Saturday Night Live went straight for scandal on April 4, turning the growing controversy around Byron Noem into one of Weekend Update’s sharpest targets. Sarah Sherman appeared in an exaggerated costume to parody the Daily Mail allegations about Kristi Noem’s husband, while the sketch also dragged in the former DHS chief’s already bruised public image. The bit landed just days after reports about Byron Noem’s alleged online fetish activity exploded across tabloids and political media. It also arrived after Kristi Noem’s exit from Homeland Security and Markwayne Mullin’s confirmation as her successor in late March.
Byron Noem Becomes SNL Target
NBC’s own recap confirms that Weekend Update spoofed Byron Noem’s alleged “bimbo” scandal on the April 4 episode hosted by Jack Black. The network said the sketch was inspired by a March 31 Daily Mail story about alleged details of his private life, and SNL played the whole thing as absurd political spectacle rather than careful scandal review. That choice tells you a lot about where the story sits in the culture now. It is no longer just a tabloid item. It has crossed into mainstream late-night mockery.
The joke also worked because the visual was instantly legible. Sherman leaned hard into an over-the-top costume and a stream of blunt one-liners, while Ashley Padilla appeared as Kristi Noem to add another layer of ridicule. NBC also posted a separate Weekend Update clip built around Kristi Noem’s dog controversy, showing the show was clearly treating the whole Noem orbit as fair game that week.
Kristi Noem’s Fallout Keeps Growing
The political backdrop made the sketch hit harder. The Department of Homeland Security says Markwayne Mullin was confirmed as secretary on March 24, 2026, replacing Kristi Noem. So by the time SNL aired, Noem was already out of one of the most high-profile jobs in Washington, and the fresh tabloid mess around her husband gave comics an easy way to widen the damage. Even when the show was mocking Byron, the broader punch line was that the Noem brand had become a magnet for chaos.
What is less settled is how much of the Daily Mail material can be independently confirmed.

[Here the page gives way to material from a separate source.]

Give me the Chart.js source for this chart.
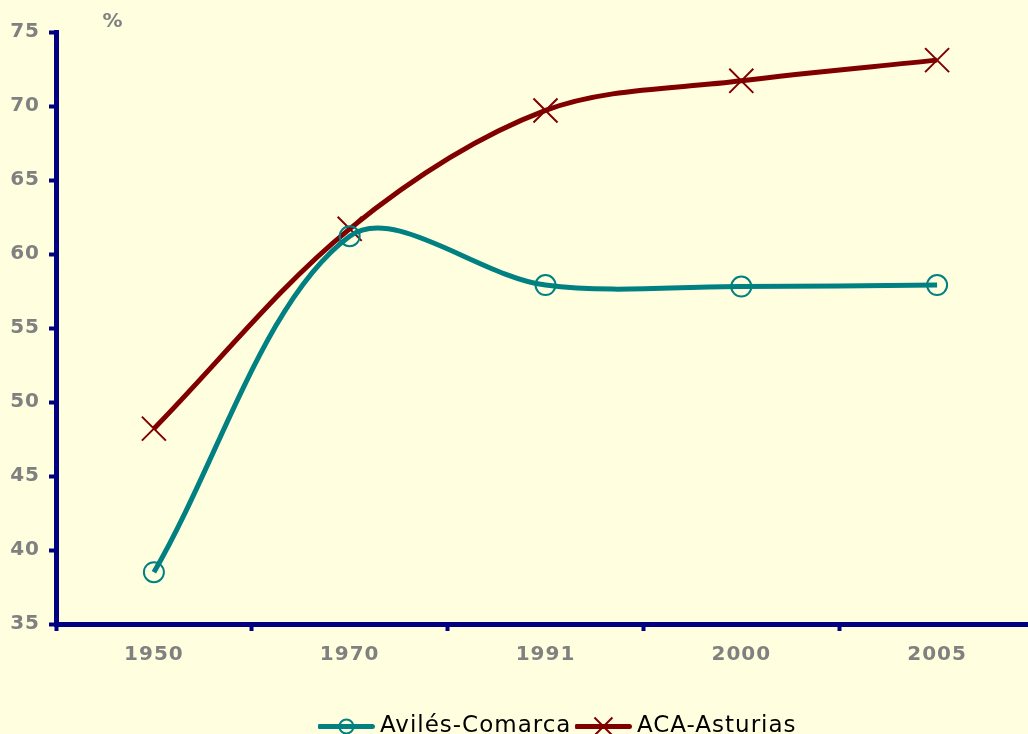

The Daily Beast and NBC both frame the allegations as tied to reports and online chatter, not as proven facts established in court. That distinction matters, especially in a story involving sexual content and political vulnerability. The tabloid allegations may have fueled the joke, but the joke itself should not be read as proof that every claim is settled fact.
A Tabloid Story Turns Mainstream
That said, once a scandal reaches SNL, the reputational shift is usually obvious. A story that might have stayed trapped in political gossip suddenly becomes part of mass pop culture. For the Noems, that is the real sting here. The mockery did not just recycle a weird headline. It turned the family’s latest controversy into a national punch line at the exact moment Kristi Noem’s official power had already slipped away.
For now, the cleanest read is this: SNL absolutely mocked the allegations around Byron Noem, the sketch aired in the middle of a broader Noem slump, and the political context made the whole thing land even harder. But the underlying fetish claims still sit in the space between tabloid reporting and fully verified public record. That means the comedy was real, the embarrassment was real, and the facts underneath it still deserve careful handling.